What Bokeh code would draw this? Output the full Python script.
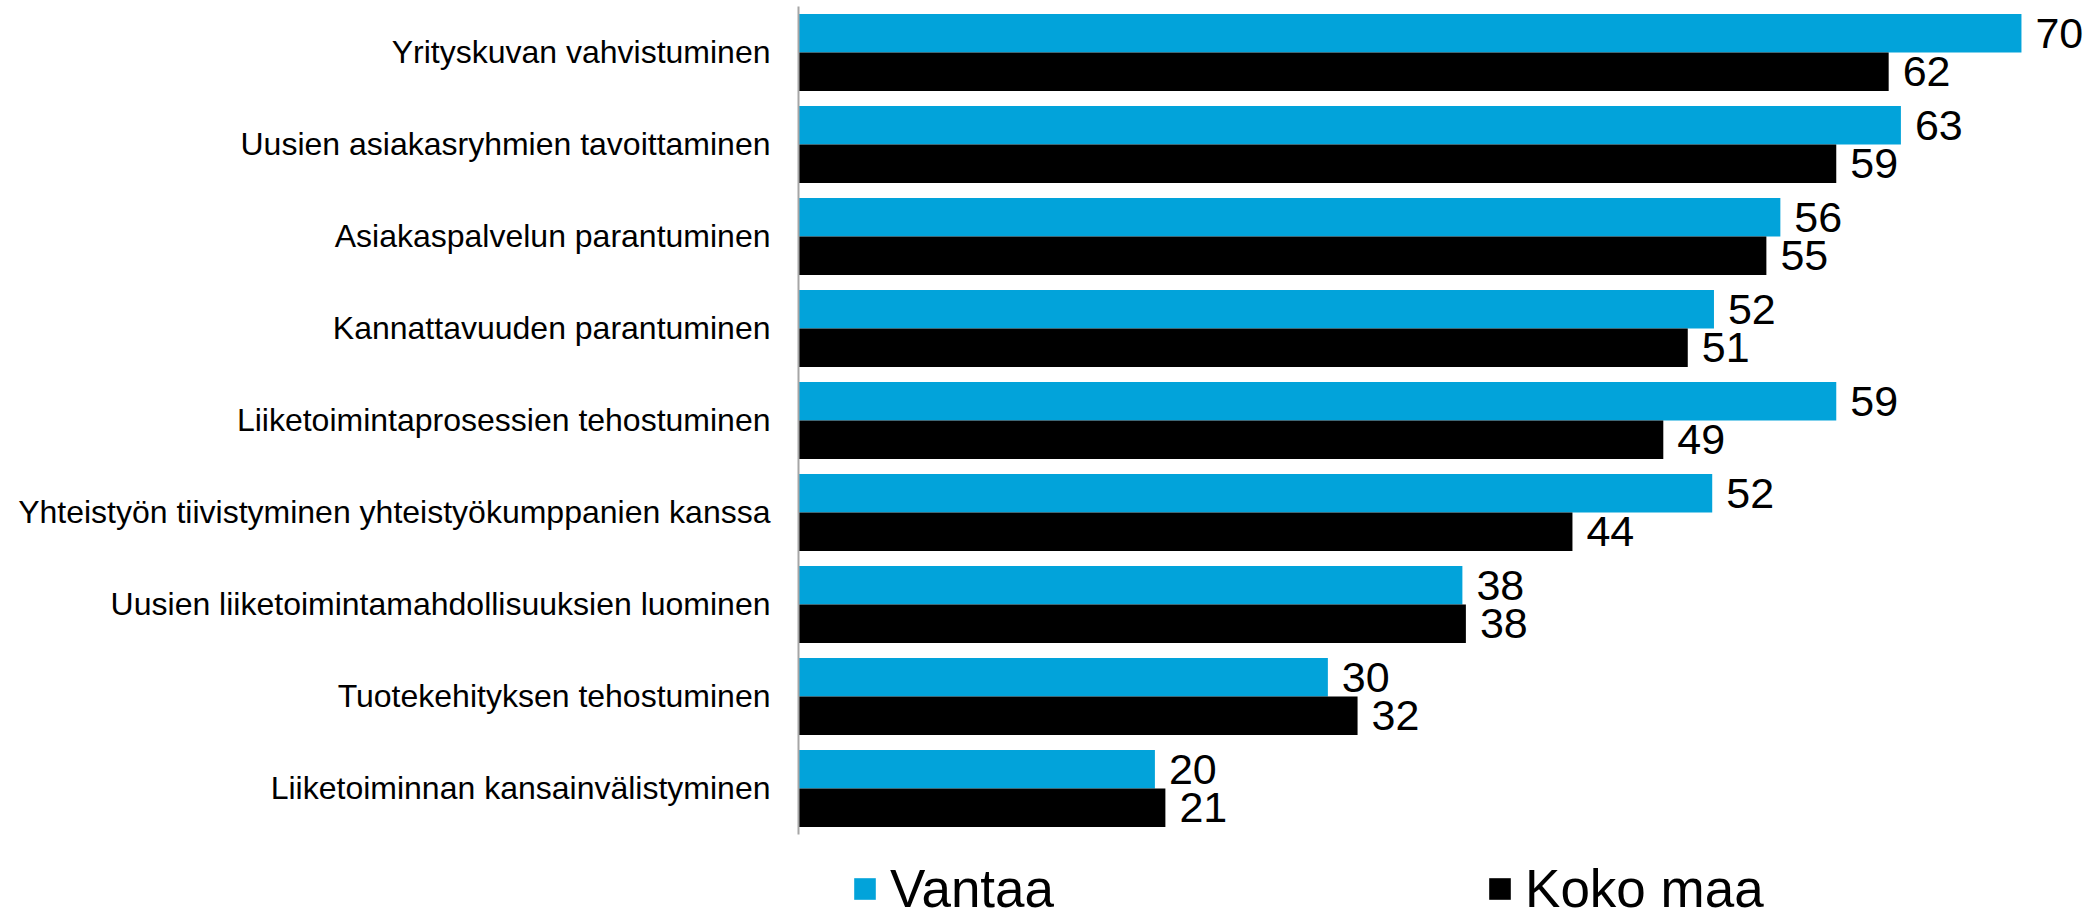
from bokeh.plotting import figure
from bokeh.models import ColumnDataSource, Range1d, LabelSet, Legend, LegendItem, FixedTicker
from bokeh.transform import dodge
from bokeh.core.properties import value
from bokeh.embed import file_html
from bokeh.resources import INLINE

categories = [
    "Yrityskuvan vahvistuminen",
    "Uusien asiakasryhmien tavoittaminen",
    "Asiakaspalvelun parantuminen",
    "Kannattavuuden parantuminen",
    "Liiketoimintaprosessien tehostuminen",
    "Yhteistyön tiivistyminen yhteistyökumppanien kanssa",
    "Uusien liiketoimintamahdollisuuksien luominen",
    "Tuotekehityksen tehostuminen",
    "Liiketoiminnan kansainvälistyminen",
]
vantaa = [70.0, 63.1, 56.2, 52.4, 59.4, 52.3, 38.0, 30.3, 20.4]
koko_maa = [62.4, 59.4, 55.4, 50.9, 49.5, 44.3, 38.2, 32.0, 21.0]
vantaa_labels = ["70", "63", "56", "52", "59", "52", "38", "30", "20"]
koko_maa_labels = ["62", "59", "55", "51", "49", "44", "38", "32", "21"]
series_names = ["Vantaa", "Koko maa"]

BLUE = "#02A3DA"
BLACK = "#000000"
FONT = "Liberation Sans"

n = len(categories)
pos = [n - 1 - i for i in range(n)]  # top category highest
src = ColumnDataSource(dict(pos=pos, v=vantaa, k=koko_maa,
                            vl=vantaa_labels, kl=koko_maa_labels))

p = figure(width=2098, height=919, output_backend="svg", toolbar_location=None,
           y_range=Range1d(-1.424, n - 0.5),
           x_range=Range1d(0, 74.41),
           min_border_left=798, min_border_right=0, min_border_top=6, min_border_bottom=0)

bh = 0.417
off = 0.2087
r1 = p.hbar(y=dodge("pos", off), right="v", left=0, height=bh,
            source=src, fill_color=BLUE, line_color=None)
r2 = p.hbar(y=dodge("pos", -off), right="k", left=0, height=bh,
            source=src, fill_color=BLACK, line_color=None)

for col, lab, o in (("v", "vl", off), ("k", "kl", -off)):
    ls = LabelSet(x=col, y=dodge("pos", o), text=lab, source=src,
                  x_offset=14, text_baseline="middle", text_align="left",
                  text_font=value(FONT), text_font_size="43px", text_color="black")
    p.add_layout(ls)

p.xaxis.visible = False
p.xgrid.visible = False
p.ygrid.visible = False
p.outline_line_color = None
yax = p.yaxis[0]
yax.ticker = FixedTicker(ticks=pos)
yax.major_label_overrides = {pp: c for pp, c in zip(pos, categories)}
yax.bounds = (-0.5, n - 0.5)
yax.axis_line_color = "#A6A6A6"
yax.axis_line_width = 2
yax.major_tick_line_color = None
yax.minor_tick_line_color = None
yax.major_label_standoff = 22
yax.major_label_text_font = FONT
yax.major_label_text_font_size = "32px"
yax.major_label_text_color = "black"

legend = Legend(items=[LegendItem(label=series_names[0], renderers=[r1]),
                       LegendItem(label=series_names[1], renderers=[r2])],
                orientation="horizontal", location=(53, 0),
                glyph_width=27, glyph_height=27, label_standoff=12, spacing=432,
                padding=0, margin=0, border_line_color=None, background_fill_alpha=0,
                label_text_font=FONT, label_text_font_size="53px", label_text_color="black")
p.add_layout(legend, "center")

open("out.html", "w").write(file_html(p, INLINE))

________

TO BE DONE:
Give the data above again in full and unchanged, skipping the pictures.

EXPECTED ANSWER:
What Bokeh code would draw this? Output the full Python script.
from bokeh.plotting import figure
from bokeh.models import ColumnDataSource, Range1d, LabelSet, Legend, LegendItem, FixedTicker
from bokeh.transform import dodge
from bokeh.core.properties import value
from bokeh.embed import file_html
from bokeh.resources import INLINE

categories = [
    "Yrityskuvan vahvistuminen",
    "Uusien asiakasryhmien tavoittaminen",
    "Asiakaspalvelun parantuminen",
    "Kannattavuuden parantuminen",
    "Liiketoimintaprosessien tehostuminen",
    "Yhteistyön tiivistyminen yhteistyökumppanien kanssa",
    "Uusien liiketoimintamahdollisuuksien luominen",
    "Tuotekehityksen tehostuminen",
    "Liiketoiminnan kansainvälistyminen",
]
vantaa = [70.0, 63.1, 56.2, 52.4, 59.4, 52.3, 38.0, 30.3, 20.4]
koko_maa = [62.4, 59.4, 55.4, 50.9, 49.5, 44.3, 38.2, 32.0, 21.0]
vantaa_labels = ["70", "63", "56", "52", "59", "52", "38", "30", "20"]
koko_maa_labels = ["62", "59", "55", "51", "49", "44", "38", "32", "21"]
series_names = ["Vantaa", "Koko maa"]

BLUE = "#02A3DA"
BLACK = "#000000"
FONT = "Liberation Sans"

n = len(categories)
pos = [n - 1 - i for i in range(n)]  # top category highest
src = ColumnDataSource(dict(pos=pos, v=vantaa, k=koko_maa,
                            vl=vantaa_labels, kl=koko_maa_labels))

p = figure(width=2098, height=919, output_backend="svg", toolbar_location=None,
           y_range=Range1d(-1.424, n - 0.5),
           x_range=Range1d(0, 74.41),
           min_border_left=798, min_border_right=0, min_border_top=6, min_border_bottom=0)

bh = 0.417
off = 0.2087
r1 = p.hbar(y=dodge("pos", off), right="v", left=0, height=bh,
            source=src, fill_color=BLUE, line_color=None)
r2 = p.hbar(y=dodge("pos", -off), right="k", left=0, height=bh,
            source=src, fill_color=BLACK, line_color=None)

for col, lab, o in (("v", "vl", off), ("k", "kl", -off)):
    ls = LabelSet(x=col, y=dodge("pos", o), text=lab, source=src,
                  x_offset=14, text_baseline="middle", text_align="left",
                  text_font=value(FONT), text_font_size="43px", text_color="black")
    p.add_layout(ls)

p.xaxis.visible = False
p.xgrid.visible = False
p.ygrid.visible = False
p.outline_line_color = None
yax = p.yaxis[0]
yax.ticker = FixedTicker(ticks=pos)
yax.major_label_overrides = {pp: c for pp, c in zip(pos, categories)}
yax.bounds = (-0.5, n - 0.5)
yax.axis_line_color = "#A6A6A6"
yax.axis_line_width = 2
yax.major_tick_line_color = None
yax.minor_tick_line_color = None
yax.major_label_standoff = 22
yax.major_label_text_font = FONT
yax.major_label_text_font_size = "32px"
yax.major_label_text_color = "black"

legend = Legend(items=[LegendItem(label=series_names[0], renderers=[r1]),
                       LegendItem(label=series_names[1], renderers=[r2])],
                orientation="horizontal", location=(53, 0),
                glyph_width=27, glyph_height=27, label_standoff=12, spacing=432,
                padding=0, margin=0, border_line_color=None, background_fill_alpha=0,
                label_text_font=FONT, label_text_font_size="53px", label_text_color="black")
p.add_layout(legend, "center")

open("out.html", "w").write(file_html(p, INLINE))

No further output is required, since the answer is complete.